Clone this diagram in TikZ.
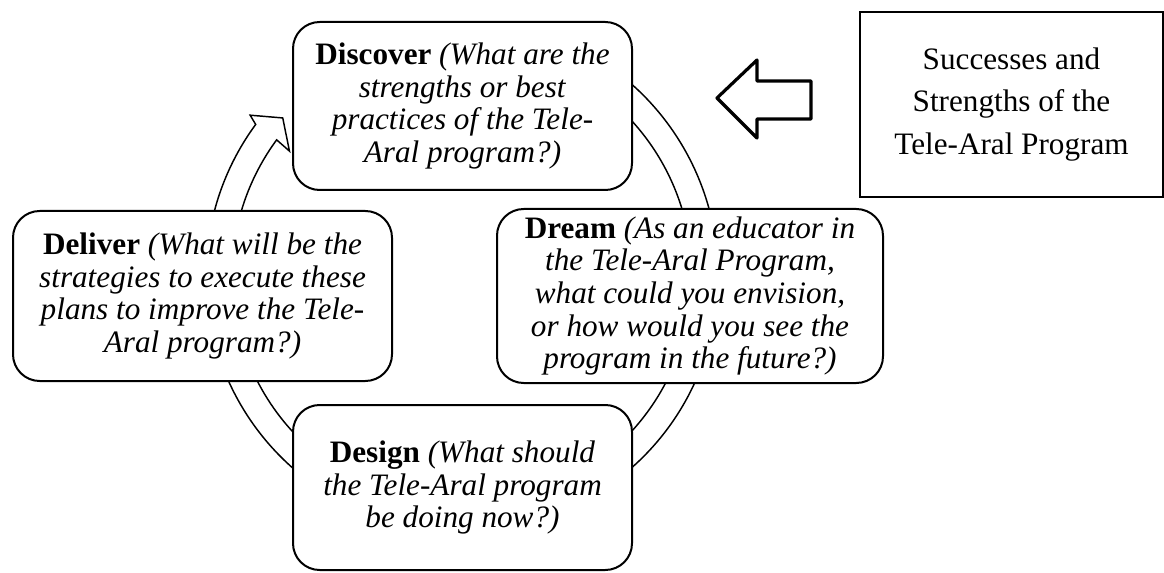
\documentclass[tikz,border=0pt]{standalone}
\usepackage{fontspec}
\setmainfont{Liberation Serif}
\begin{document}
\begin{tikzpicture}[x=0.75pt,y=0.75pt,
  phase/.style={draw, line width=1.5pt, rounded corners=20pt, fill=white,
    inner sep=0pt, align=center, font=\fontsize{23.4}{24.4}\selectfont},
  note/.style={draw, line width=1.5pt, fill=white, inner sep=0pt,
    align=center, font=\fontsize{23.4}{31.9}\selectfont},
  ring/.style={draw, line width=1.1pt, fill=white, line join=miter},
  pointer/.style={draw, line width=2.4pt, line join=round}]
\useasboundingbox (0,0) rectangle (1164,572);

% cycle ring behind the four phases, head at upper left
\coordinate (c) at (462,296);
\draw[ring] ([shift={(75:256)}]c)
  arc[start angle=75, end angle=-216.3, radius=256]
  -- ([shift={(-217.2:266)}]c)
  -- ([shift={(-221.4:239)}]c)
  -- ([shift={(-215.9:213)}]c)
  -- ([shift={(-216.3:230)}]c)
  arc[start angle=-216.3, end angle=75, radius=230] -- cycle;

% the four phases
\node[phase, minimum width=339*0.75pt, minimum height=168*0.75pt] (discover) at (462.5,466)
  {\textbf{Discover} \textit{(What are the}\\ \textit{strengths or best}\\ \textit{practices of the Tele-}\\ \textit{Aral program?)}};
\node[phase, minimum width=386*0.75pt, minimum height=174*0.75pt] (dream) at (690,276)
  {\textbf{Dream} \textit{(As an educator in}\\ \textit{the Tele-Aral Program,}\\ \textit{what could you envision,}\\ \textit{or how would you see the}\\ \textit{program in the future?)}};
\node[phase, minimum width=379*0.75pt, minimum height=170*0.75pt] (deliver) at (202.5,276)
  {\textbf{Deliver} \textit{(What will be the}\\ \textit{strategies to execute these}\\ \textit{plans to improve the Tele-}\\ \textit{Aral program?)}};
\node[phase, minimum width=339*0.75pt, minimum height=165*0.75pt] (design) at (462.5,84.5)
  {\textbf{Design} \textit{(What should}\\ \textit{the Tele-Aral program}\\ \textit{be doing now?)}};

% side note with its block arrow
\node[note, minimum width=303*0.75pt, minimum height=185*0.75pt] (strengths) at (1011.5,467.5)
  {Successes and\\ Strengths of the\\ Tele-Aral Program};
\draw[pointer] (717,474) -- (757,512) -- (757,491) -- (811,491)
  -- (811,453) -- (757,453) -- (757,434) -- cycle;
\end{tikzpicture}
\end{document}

==

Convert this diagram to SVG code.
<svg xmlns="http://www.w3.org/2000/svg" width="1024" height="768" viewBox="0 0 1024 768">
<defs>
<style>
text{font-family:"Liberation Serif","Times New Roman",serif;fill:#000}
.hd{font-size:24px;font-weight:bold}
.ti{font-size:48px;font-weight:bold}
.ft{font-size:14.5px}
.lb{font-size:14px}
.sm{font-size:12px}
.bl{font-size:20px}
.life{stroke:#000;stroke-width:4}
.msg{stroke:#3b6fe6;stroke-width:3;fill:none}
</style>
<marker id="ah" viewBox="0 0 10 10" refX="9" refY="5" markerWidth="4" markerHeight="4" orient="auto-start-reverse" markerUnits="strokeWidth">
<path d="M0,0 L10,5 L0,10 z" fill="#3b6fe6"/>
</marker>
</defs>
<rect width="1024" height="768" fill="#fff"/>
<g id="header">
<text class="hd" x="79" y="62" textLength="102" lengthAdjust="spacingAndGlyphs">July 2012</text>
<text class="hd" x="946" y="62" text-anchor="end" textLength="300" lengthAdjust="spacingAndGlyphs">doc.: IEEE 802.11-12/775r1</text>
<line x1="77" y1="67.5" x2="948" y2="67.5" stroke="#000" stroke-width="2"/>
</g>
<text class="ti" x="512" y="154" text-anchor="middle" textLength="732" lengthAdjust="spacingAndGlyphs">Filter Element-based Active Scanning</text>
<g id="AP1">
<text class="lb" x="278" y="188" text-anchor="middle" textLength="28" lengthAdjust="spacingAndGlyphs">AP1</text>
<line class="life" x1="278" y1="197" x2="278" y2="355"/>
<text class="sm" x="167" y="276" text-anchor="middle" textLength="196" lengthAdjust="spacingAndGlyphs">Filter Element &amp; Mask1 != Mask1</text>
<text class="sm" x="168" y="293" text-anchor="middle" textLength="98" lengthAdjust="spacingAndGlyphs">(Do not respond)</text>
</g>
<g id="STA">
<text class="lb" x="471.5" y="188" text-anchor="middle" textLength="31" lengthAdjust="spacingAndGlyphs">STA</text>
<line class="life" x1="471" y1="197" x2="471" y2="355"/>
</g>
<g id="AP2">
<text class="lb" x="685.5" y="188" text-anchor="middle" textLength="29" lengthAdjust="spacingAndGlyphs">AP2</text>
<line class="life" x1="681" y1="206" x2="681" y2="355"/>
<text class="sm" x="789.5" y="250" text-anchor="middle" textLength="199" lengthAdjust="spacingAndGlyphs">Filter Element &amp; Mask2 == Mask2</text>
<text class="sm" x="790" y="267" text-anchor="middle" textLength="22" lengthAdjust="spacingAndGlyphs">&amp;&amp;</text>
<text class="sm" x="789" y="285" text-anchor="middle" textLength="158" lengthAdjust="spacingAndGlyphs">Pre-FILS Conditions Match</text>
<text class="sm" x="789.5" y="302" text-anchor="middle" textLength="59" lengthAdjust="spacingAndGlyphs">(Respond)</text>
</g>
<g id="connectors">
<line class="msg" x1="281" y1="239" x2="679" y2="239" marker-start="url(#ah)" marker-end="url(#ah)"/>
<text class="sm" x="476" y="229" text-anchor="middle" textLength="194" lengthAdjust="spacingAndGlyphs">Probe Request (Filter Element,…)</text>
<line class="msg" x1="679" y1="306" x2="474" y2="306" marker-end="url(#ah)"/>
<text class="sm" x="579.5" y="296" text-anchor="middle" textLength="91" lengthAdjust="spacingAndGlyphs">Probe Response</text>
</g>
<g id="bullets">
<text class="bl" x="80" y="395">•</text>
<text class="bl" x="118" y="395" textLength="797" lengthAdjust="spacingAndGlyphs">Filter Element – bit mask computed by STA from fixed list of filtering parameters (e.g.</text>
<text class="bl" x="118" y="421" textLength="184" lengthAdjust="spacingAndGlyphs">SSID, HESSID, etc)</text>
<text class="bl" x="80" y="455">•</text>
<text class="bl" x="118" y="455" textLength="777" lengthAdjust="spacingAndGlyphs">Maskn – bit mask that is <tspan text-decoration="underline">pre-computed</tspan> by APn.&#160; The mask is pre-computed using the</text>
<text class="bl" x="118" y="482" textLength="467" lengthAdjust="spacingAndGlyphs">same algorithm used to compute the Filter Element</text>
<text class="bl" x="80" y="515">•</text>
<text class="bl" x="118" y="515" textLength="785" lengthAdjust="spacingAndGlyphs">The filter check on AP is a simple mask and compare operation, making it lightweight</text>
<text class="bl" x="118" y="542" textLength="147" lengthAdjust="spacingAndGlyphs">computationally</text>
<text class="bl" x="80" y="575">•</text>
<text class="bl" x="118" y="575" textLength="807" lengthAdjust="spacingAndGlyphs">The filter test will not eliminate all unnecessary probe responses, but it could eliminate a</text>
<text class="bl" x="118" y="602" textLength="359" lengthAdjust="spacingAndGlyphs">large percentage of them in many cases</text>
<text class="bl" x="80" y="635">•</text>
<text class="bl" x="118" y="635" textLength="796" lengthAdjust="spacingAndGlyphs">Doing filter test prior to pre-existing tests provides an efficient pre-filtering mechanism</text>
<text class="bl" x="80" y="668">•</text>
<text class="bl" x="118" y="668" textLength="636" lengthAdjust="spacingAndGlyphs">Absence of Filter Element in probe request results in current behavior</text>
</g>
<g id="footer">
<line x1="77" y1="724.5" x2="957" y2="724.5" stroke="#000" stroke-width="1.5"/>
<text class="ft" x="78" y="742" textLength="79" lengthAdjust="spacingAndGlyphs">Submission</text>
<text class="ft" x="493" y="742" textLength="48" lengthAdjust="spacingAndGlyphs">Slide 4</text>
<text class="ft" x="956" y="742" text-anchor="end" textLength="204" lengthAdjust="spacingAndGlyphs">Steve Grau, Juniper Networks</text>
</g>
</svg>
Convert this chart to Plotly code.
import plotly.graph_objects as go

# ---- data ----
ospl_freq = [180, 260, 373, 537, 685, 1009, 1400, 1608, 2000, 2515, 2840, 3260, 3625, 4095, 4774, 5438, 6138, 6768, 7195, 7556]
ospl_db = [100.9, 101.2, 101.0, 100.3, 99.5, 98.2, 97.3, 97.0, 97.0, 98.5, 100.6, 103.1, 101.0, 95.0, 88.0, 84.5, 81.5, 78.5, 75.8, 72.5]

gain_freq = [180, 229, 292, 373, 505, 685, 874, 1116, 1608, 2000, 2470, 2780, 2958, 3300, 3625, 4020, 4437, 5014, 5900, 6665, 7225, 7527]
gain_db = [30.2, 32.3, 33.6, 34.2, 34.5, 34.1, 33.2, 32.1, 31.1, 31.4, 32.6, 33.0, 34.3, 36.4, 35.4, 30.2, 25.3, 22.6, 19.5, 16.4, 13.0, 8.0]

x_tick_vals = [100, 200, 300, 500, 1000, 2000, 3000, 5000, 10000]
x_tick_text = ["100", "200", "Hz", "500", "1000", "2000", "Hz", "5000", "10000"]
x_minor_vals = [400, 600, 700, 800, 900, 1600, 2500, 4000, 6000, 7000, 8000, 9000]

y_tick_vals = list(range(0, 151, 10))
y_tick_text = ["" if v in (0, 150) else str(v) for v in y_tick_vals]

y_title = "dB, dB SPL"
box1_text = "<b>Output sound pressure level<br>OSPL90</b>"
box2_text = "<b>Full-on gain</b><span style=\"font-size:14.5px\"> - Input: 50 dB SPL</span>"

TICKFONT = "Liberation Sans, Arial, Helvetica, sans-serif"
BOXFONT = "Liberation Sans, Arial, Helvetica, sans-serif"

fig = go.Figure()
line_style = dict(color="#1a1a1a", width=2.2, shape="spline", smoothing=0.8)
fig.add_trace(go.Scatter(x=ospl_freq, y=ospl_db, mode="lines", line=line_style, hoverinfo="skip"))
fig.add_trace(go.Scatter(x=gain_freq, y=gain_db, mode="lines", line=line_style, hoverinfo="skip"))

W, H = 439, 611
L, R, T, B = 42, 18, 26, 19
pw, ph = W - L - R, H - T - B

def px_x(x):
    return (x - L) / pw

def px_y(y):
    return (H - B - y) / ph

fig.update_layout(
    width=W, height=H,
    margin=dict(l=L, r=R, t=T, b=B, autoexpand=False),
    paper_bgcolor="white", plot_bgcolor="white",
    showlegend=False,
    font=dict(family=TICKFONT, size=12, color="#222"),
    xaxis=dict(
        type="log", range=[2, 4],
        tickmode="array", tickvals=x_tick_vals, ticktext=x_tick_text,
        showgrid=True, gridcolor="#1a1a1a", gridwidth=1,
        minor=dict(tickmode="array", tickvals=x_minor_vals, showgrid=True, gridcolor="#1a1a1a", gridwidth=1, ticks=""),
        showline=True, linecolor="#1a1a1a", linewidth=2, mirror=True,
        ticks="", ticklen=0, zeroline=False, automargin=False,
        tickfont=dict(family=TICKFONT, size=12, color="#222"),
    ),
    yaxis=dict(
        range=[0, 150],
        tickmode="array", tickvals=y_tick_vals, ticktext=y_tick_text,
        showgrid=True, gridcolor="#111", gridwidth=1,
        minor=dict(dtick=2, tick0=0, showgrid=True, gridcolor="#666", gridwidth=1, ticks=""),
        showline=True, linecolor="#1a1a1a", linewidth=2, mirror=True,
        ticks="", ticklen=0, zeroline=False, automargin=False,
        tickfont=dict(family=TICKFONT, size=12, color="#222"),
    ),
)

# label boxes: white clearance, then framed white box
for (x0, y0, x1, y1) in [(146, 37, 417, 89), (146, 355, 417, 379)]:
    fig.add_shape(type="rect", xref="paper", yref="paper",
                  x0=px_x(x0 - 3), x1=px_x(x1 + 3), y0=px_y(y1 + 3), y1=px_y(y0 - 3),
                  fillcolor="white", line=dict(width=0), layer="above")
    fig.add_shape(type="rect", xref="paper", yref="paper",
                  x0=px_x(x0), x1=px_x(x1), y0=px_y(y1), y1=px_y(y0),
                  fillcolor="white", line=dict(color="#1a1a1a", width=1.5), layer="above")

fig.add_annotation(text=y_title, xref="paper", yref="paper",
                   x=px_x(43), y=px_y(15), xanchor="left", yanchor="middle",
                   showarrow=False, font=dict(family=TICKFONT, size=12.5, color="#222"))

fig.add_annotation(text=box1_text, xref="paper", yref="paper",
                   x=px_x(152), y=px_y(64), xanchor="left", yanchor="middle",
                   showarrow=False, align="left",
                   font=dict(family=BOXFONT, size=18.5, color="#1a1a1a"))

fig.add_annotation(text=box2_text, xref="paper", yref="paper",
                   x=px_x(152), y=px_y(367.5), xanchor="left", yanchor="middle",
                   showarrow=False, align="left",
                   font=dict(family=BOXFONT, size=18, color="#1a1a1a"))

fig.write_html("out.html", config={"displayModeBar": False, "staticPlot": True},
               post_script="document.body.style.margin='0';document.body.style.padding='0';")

==

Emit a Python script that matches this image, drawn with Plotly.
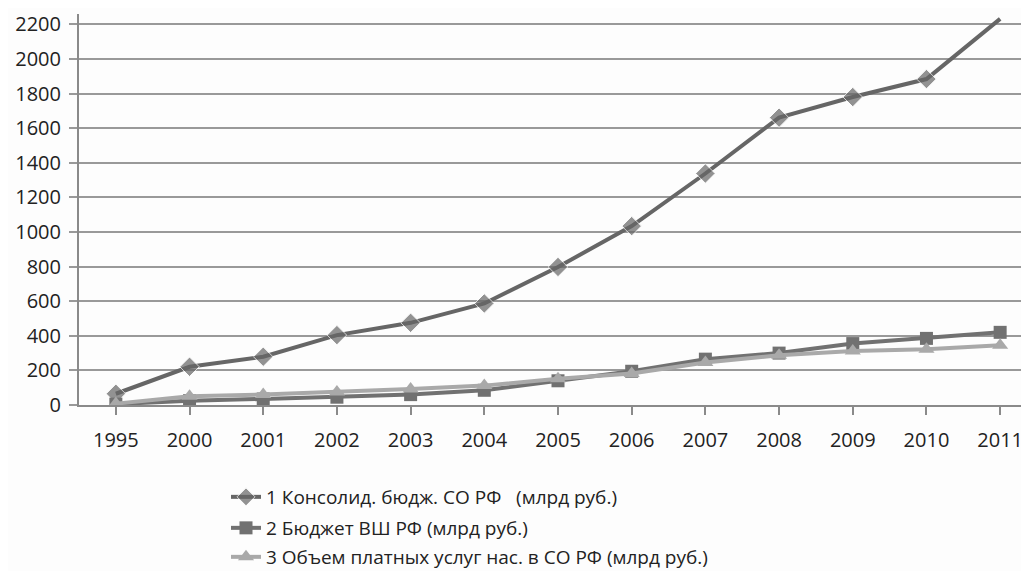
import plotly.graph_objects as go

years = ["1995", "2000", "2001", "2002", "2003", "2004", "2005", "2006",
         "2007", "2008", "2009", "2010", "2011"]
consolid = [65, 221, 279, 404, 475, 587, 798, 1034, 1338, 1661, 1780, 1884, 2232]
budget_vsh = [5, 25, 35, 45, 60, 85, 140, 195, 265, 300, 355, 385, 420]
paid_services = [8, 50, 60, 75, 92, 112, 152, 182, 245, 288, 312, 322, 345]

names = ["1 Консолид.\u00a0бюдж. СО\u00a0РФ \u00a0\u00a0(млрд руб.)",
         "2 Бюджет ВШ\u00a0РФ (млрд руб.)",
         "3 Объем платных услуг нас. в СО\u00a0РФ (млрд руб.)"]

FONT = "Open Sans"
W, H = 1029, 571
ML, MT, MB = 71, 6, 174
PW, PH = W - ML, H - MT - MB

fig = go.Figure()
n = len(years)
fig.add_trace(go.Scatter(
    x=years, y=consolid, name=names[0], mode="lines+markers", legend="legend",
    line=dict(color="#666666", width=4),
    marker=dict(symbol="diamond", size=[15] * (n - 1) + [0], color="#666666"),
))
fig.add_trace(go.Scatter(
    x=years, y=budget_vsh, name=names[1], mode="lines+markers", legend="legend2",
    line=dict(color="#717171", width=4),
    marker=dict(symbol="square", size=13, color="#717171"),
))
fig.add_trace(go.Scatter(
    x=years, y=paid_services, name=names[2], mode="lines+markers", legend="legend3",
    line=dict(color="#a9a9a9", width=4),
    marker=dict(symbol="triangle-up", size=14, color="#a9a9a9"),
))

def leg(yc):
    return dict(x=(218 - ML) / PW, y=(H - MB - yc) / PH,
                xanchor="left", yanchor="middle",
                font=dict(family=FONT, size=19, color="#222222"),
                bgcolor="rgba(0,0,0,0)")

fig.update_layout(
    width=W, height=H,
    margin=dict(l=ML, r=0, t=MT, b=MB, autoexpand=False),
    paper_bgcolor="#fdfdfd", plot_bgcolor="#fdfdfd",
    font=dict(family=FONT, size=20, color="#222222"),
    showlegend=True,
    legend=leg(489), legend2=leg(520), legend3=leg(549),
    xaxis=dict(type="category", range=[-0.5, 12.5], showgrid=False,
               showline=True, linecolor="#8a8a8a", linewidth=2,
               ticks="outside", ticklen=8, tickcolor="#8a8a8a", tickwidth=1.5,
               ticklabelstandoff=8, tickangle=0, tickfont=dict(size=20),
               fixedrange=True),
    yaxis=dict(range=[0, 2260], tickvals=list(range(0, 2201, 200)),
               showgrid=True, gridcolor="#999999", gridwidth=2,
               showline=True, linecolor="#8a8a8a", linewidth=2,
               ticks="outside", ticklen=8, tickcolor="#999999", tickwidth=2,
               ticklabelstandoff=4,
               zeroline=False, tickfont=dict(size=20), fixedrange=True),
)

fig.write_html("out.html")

- YOUR INSTRUCTIONS
Start at the line with "Clone this diagram in TikZ.", stop at the line with "(0,0) rectangle (1164,572);", both lines included, and repeat that span exactly without its pictures.

- OUTPUT FOR THIS EXERCISE
Clone this diagram in TikZ.
\documentclass[tikz,border=0pt]{standalone}
\usepackage{fontspec}
\setmainfont{Liberation Serif}
\begin{document}
\begin{tikzpicture}[x=0.75pt,y=0.75pt,
  phase/.style={draw, line width=1.5pt, rounded corners=20pt, fill=white,
    inner sep=0pt, align=center, font=\fontsize{23.4}{24.4}\selectfont},
  note/.style={draw, line width=1.5pt, fill=white, inner sep=0pt,
    align=center, font=\fontsize{23.4}{31.9}\selectfont},
  ring/.style={draw, line width=1.1pt, fill=white, line join=miter},
  pointer/.style={draw, line width=2.4pt, line join=round}]
\useasboundingbox (0,0) rectangle (1164,572);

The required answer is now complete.